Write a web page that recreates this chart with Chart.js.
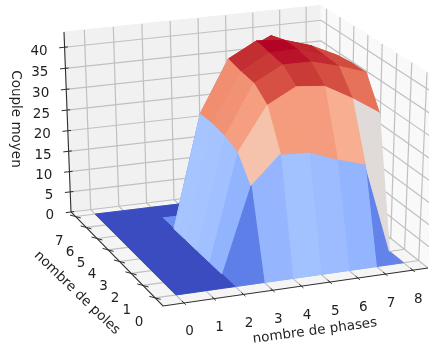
<!DOCTYPE html>
<html>
<head>
<meta charset="utf-8">
<script src="https://cdn.jsdelivr.net/npm/chart.js@4"></script>
<style>
html,body{margin:0;padding:0;background:#fff;overflow:hidden}
canvas{display:block;filter:blur(0.45px)}
</style>
</head>
<body>
<canvas id="c" width="429" height="346"></canvas>
<script>
const phases = [0,1,2,3,4,5,6,7,8];
const poles = [0,1,2,3,4,5,6,7];
const zTicks = [0,5,10,15,20,25,30,35,40];
const poles0 = [0,0,0,0,0,0,0,0,0];
const poles1 = [0,0,0,19.7,26.1,25.8,23.4,21.5,0];
const poles2 = [0,0,0,25,34.9,38.4,37.8,34.3,30.2];
const poles3 = [0,0,0,26.4,37.7,41.2,41.2,39.5,37.4];
const poles4 = [0,0,0,27,38.2,41.8,42,39.8,37.4];
const poles5 = [0,0,0,27,39,42.5,42,40,37];
const poles6 = [0,0,0,0,0,38,41,37,0];
const poles7 = [0,0,0,0,0,0,0,0,0];
const couple = [poles0,poles1,poles2,poles3,poles4,poles5,poles6,poles7];
const zMax = 43.6;

const coolwarm = [[59,76,192],[68,90,204],[77,104,215],[87,117,225],[98,130,234],[108,142,241],[119,154,247],[130,165,251],[141,176,254],[152,185,255],[163,194,255],[174,201,253],[184,208,249],[194,213,244],[204,217,238],[213,219,230],[221,221,221],[229,216,209],[236,211,197],[241,204,185],[245,196,173],[247,187,160],[247,177,148],[247,166,135],[244,154,123],[241,141,111],[236,127,99],[229,112,88],[222,96,77],[213,80,66],[203,62,56],[192,40,47],[180,4,38]];
function cmap(t){
  t=Math.max(0,Math.min(1,t))*(coolwarm.length-1);
  const i=Math.min(coolwarm.length-2,Math.floor(t)),f=t-i;
  const c=[0,1,2].map(k=>Math.round(coolwarm[i][k]*(1-f)+coolwarm[i+1][k]*f));
  return `rgb(${c[0]},${c[1]},${c[2]})`;
}

// box coordinates (0..1 on each axis) to page position
function boxPt(u,v,w){
  const d=1+.0643*u+.0902*v-.0323*w;
  return {
    x:(292.5*u-85.6*v-9.7*w+163)/d + 5*w*u*(1-v),
    y:(-20.8*u-74.9*v-201*w+306)/d + w*(3.5*(1-u)*v-3*u),
    d
  };
}
const uOf=x=>.075+.108*x, vOf=y=>.08+.124*y, wOf=z=>z/zMax;
const pt=(x,y,z)=>boxPt(uOf(x),vOf(y),wOf(z));

const datasets=[];
function poly(points,color){
  const pts=points.concat([points[0]]);
  datasets.push({data:pts.map(p=>({x:p.x,y:p.y})),showLine:true,fill:'shape',backgroundColor:color,borderColor:color,borderWidth:1,pointRadius:0,tension:0,clip:false});
}
function line(points,color,width){
  datasets.push({data:points.map(p=>({x:p.x,y:p.y})),showLine:true,fill:false,borderColor:color,borderWidth:width,pointRadius:0,tension:0,clip:false});
}
// panes
poly([boxPt(0,1,0),boxPt(1,1,0),boxPt(1,1,1),boxPt(0,1,1)],'#f1f1f1');
poly([boxPt(1,0,0),boxPt(1,1,0),boxPt(1,1,1),boxPt(1,0,1)],'#f9f9f9');
poly([boxPt(0,0,0),boxPt(1,0,0),boxPt(1,1,0),boxPt(0,1,0)],'#f5f5f5');
// grid
const gridColor='#c0c0c0';
phases.forEach(x=>{const u=uOf(x);line([boxPt(u,0,0),boxPt(u,1,0),boxPt(u,1,1)],gridColor,1.2);});
poles.forEach(y=>{const v=vOf(y);line([boxPt(0,v,0),boxPt(1,v,0),boxPt(1,v,1)],gridColor,1.2);});
zTicks.forEach(z=>{const w=wOf(z);line([boxPt(0,1,w),boxPt(1,1,w),boxPt(1,0,w)],gridColor,1.2);});
// surface cells, far to near
const cells=[];
for(let j=0;j<poles.length-1;j++)for(let i=0;i<phases.length-1;i++){
  const zs=[couple[j][i],couple[j][i+1],couple[j+1][i+1],couple[j+1][i]];
  const ps=[pt(phases[i],poles[j],zs[0]),pt(phases[i+1],poles[j],zs[1]),pt(phases[i+1],poles[j+1],zs[2]),pt(phases[i],poles[j+1],zs[3])];
  cells.push({ps,avg:(zs[0]+zs[1]+zs[2]+zs[3])/4,depth:(ps[0].d+ps[1].d+ps[2].d+ps[3].d)/4});
}
const maxAvg=Math.max(...cells.map(c=>c.avg));
cells.sort((a,b)=>b.depth-a.depth).forEach(c=>poly(c.ps,cmap(c.avg/maxAvg)));
// axes
const axisColor='#2e2e2e';
line([boxPt(0,1,0),boxPt(0,0,0),boxPt(1,0,0)],axisColor,1.1);
line([boxPt(0,1,0),boxPt(0,1,1)],axisColor,1.1);
phases.forEach(x=>{const u=uOf(x);line([boxPt(u,.02,0),boxPt(u,-.018,0)],axisColor,1);});
poles.forEach(y=>{const v=vOf(y);line([boxPt(-.02,v,.012),boxPt(.02,v,-.012)],axisColor,1);});
zTicks.forEach(z=>{const w=wOf(z);line([boxPt(-.02,1,w),boxPt(.012,1,w)],axisColor,1);});
datasets.forEach((d,i)=>{d.order=-i;});

const textPlugin={id:'texts',afterDraw(chart){
  const ctx=chart.ctx,sx=chart.scales.x,sy=chart.scales.y;
  const px=p=>({x:sx.getPixelForValue(p.x),y:sy.getPixelForValue(p.y)});
  ctx.save();
  ctx.fillStyle='#1f1f1f';
  ctx.font='13.5px "DejaVu Sans"';
  ctx.textBaseline='middle';
  ctx.textAlign='center';
  phases.forEach(x=>{const p=px(boxPt(uOf(x),0,0));ctx.fillText(String(x),p.x+5.5,p.y+29);});
  poles.forEach(y=>{const p=px(boxPt(0,vOf(y),0));ctx.fillText(String(y),p.x-16,p.y+25);});
  ctx.textAlign='right';
  zTicks.forEach(z=>{const p=px(boxPt(0,1,wOf(z)));ctx.fillText(String(z),p.x-17,p.y+4);});
  ctx.textAlign='center';
  const rot=(t,x,y,a)=>{ctx.save();ctx.translate(x,y);ctx.rotate(a*Math.PI/180);ctx.fillText(t,0,0);ctx.restore();};
  rot('Couple moyen',15,119,90);
  rot('nombre de poles',77,293,44);
  rot('nombre de phases',315,331,-7.6);
  ctx.restore();
}};

new Chart(document.getElementById('c'),{
  type:'scatter',
  data:{datasets},
  options:{
    responsive:false,animation:false,
    layout:{padding:0},
    events:[],
    scales:{
      x:{type:'linear',min:0,max:429,display:false},
      y:{type:'linear',min:0,max:346,reverse:true,display:false}
    },
    plugins:{legend:{display:false},tooltip:{enabled:false},title:{display:false}}
  },
  plugins:[textPlugin]
});
</script>
</body>
</html>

==============================

PROBLEM DETAILS:
Reproduce every line of the material precisely, omitting its pictures.

TASK RESPONSE:
Write a web page that recreates this chart with Chart.js.
<!DOCTYPE html>
<html>
<head>
<meta charset="utf-8">
<script src="https://cdn.jsdelivr.net/npm/chart.js@4"></script>
<style>
html,body{margin:0;padding:0;background:#fff;overflow:hidden}
canvas{display:block;filter:blur(0.45px)}
</style>
</head>
<body>
<canvas id="c" width="429" height="346"></canvas>
<script>
const phases = [0,1,2,3,4,5,6,7,8];
const poles = [0,1,2,3,4,5,6,7];
const zTicks = [0,5,10,15,20,25,30,35,40];
const poles0 = [0,0,0,0,0,0,0,0,0];
const poles1 = [0,0,0,19.7,26.1,25.8,23.4,21.5,0];
const poles2 = [0,0,0,25,34.9,38.4,37.8,34.3,30.2];
const poles3 = [0,0,0,26.4,37.7,41.2,41.2,39.5,37.4];
const poles4 = [0,0,0,27,38.2,41.8,42,39.8,37.4];
const poles5 = [0,0,0,27,39,42.5,42,40,37];
const poles6 = [0,0,0,0,0,38,41,37,0];
const poles7 = [0,0,0,0,0,0,0,0,0];
const couple = [poles0,poles1,poles2,poles3,poles4,poles5,poles6,poles7];
const zMax = 43.6;

const coolwarm = [[59,76,192],[68,90,204],[77,104,215],[87,117,225],[98,130,234],[108,142,241],[119,154,247],[130,165,251],[141,176,254],[152,185,255],[163,194,255],[174,201,253],[184,208,249],[194,213,244],[204,217,238],[213,219,230],[221,221,221],[229,216,209],[236,211,197],[241,204,185],[245,196,173],[247,187,160],[247,177,148],[247,166,135],[244,154,123],[241,141,111],[236,127,99],[229,112,88],[222,96,77],[213,80,66],[203,62,56],[192,40,47],[180,4,38]];
function cmap(t){
  t=Math.max(0,Math.min(1,t))*(coolwarm.length-1);
  const i=Math.min(coolwarm.length-2,Math.floor(t)),f=t-i;
  const c=[0,1,2].map(k=>Math.round(coolwarm[i][k]*(1-f)+coolwarm[i+1][k]*f));
  return `rgb(${c[0]},${c[1]},${c[2]})`;
}

// box coordinates (0..1 on each axis) to page position
function boxPt(u,v,w){
  const d=1+.0643*u+.0902*v-.0323*w;
  return {
    x:(292.5*u-85.6*v-9.7*w+163)/d + 5*w*u*(1-v),
    y:(-20.8*u-74.9*v-201*w+306)/d + w*(3.5*(1-u)*v-3*u),
    d
  };
}
const uOf=x=>.075+.108*x, vOf=y=>.08+.124*y, wOf=z=>z/zMax;
const pt=(x,y,z)=>boxPt(uOf(x),vOf(y),wOf(z));

const datasets=[];
function poly(points,color){
  const pts=points.concat([points[0]]);
  datasets.push({data:pts.map(p=>({x:p.x,y:p.y})),showLine:true,fill:'shape',backgroundColor:color,borderColor:color,borderWidth:1,pointRadius:0,tension:0,clip:false});
}
function line(points,color,width){
  datasets.push({data:points.map(p=>({x:p.x,y:p.y})),showLine:true,fill:false,borderColor:color,borderWidth:width,pointRadius:0,tension:0,clip:false});
}
// panes
poly([boxPt(0,1,0),boxPt(1,1,0),boxPt(1,1,1),boxPt(0,1,1)],'#f1f1f1');
poly([boxPt(1,0,0),boxPt(1,1,0),boxPt(1,1,1),boxPt(1,0,1)],'#f9f9f9');
poly([boxPt(0,0,0),boxPt(1,0,0),boxPt(1,1,0),boxPt(0,1,0)],'#f5f5f5');
// grid
const gridColor='#c0c0c0';
phases.forEach(x=>{const u=uOf(x);line([boxPt(u,0,0),boxPt(u,1,0),boxPt(u,1,1)],gridColor,1.2);});
poles.forEach(y=>{const v=vOf(y);line([boxPt(0,v,0),boxPt(1,v,0),boxPt(1,v,1)],gridColor,1.2);});
zTicks.forEach(z=>{const w=wOf(z);line([boxPt(0,1,w),boxPt(1,1,w),boxPt(1,0,w)],gridColor,1.2);});
// surface cells, far to near
const cells=[];
for(let j=0;j<poles.length-1;j++)for(let i=0;i<phases.length-1;i++){
  const zs=[couple[j][i],couple[j][i+1],couple[j+1][i+1],couple[j+1][i]];
  const ps=[pt(phases[i],poles[j],zs[0]),pt(phases[i+1],poles[j],zs[1]),pt(phases[i+1],poles[j+1],zs[2]),pt(phases[i],poles[j+1],zs[3])];
  cells.push({ps,avg:(zs[0]+zs[1]+zs[2]+zs[3])/4,depth:(ps[0].d+ps[1].d+ps[2].d+ps[3].d)/4});
}
const maxAvg=Math.max(...cells.map(c=>c.avg));
cells.sort((a,b)=>b.depth-a.depth).forEach(c=>poly(c.ps,cmap(c.avg/maxAvg)));
// axes
const axisColor='#2e2e2e';
line([boxPt(0,1,0),boxPt(0,0,0),boxPt(1,0,0)],axisColor,1.1);
line([boxPt(0,1,0),boxPt(0,1,1)],axisColor,1.1);
phases.forEach(x=>{const u=uOf(x);line([boxPt(u,.02,0),boxPt(u,-.018,0)],axisColor,1);});
poles.forEach(y=>{const v=vOf(y);line([boxPt(-.02,v,.012),boxPt(.02,v,-.012)],axisColor,1);});
zTicks.forEach(z=>{const w=wOf(z);line([boxPt(-.02,1,w),boxPt(.012,1,w)],axisColor,1);});
datasets.forEach((d,i)=>{d.order=-i;});

const textPlugin={id:'texts',afterDraw(chart){
  const ctx=chart.ctx,sx=chart.scales.x,sy=chart.scales.y;
  const px=p=>({x:sx.getPixelForValue(p.x),y:sy.getPixelForValue(p.y)});
  ctx.save();
  ctx.fillStyle='#1f1f1f';
  ctx.font='13.5px "DejaVu Sans"';
  ctx.textBaseline='middle';
  ctx.textAlign='center';
  phases.forEach(x=>{const p=px(boxPt(uOf(x),0,0));ctx.fillText(String(x),p.x+5.5,p.y+29);});
  poles.forEach(y=>{const p=px(boxPt(0,vOf(y),0));ctx.fillText(String(y),p.x-16,p.y+25);});
  ctx.textAlign='right';
  zTicks.forEach(z=>{const p=px(boxPt(0,1,wOf(z)));ctx.fillText(String(z),p.x-17,p.y+4);});
  ctx.textAlign='center';
  const rot=(t,x,y,a)=>{ctx.save();ctx.translate(x,y);ctx.rotate(a*Math.PI/180);ctx.fillText(t,0,0);ctx.restore();};
  rot('Couple moyen',15,119,90);
  rot('nombre de poles',77,293,44);
  rot('nombre de phases',315,331,-7.6);
  ctx.restore();
}};

new Chart(document.getElementById('c'),{
  type:'scatter',
  data:{datasets},
  options:{
    responsive:false,animation:false,
    layout:{padding:0},
    events:[],
    scales:{
      x:{type:'linear',min:0,max:429,display:false},
      y:{type:'linear',min:0,max:346,reverse:true,display:false}
    },
    plugins:{legend:{display:false},tooltip:{enabled:false},title:{display:false}}
  },
  plugins:[textPlugin]
});
</script>
</body>
</html>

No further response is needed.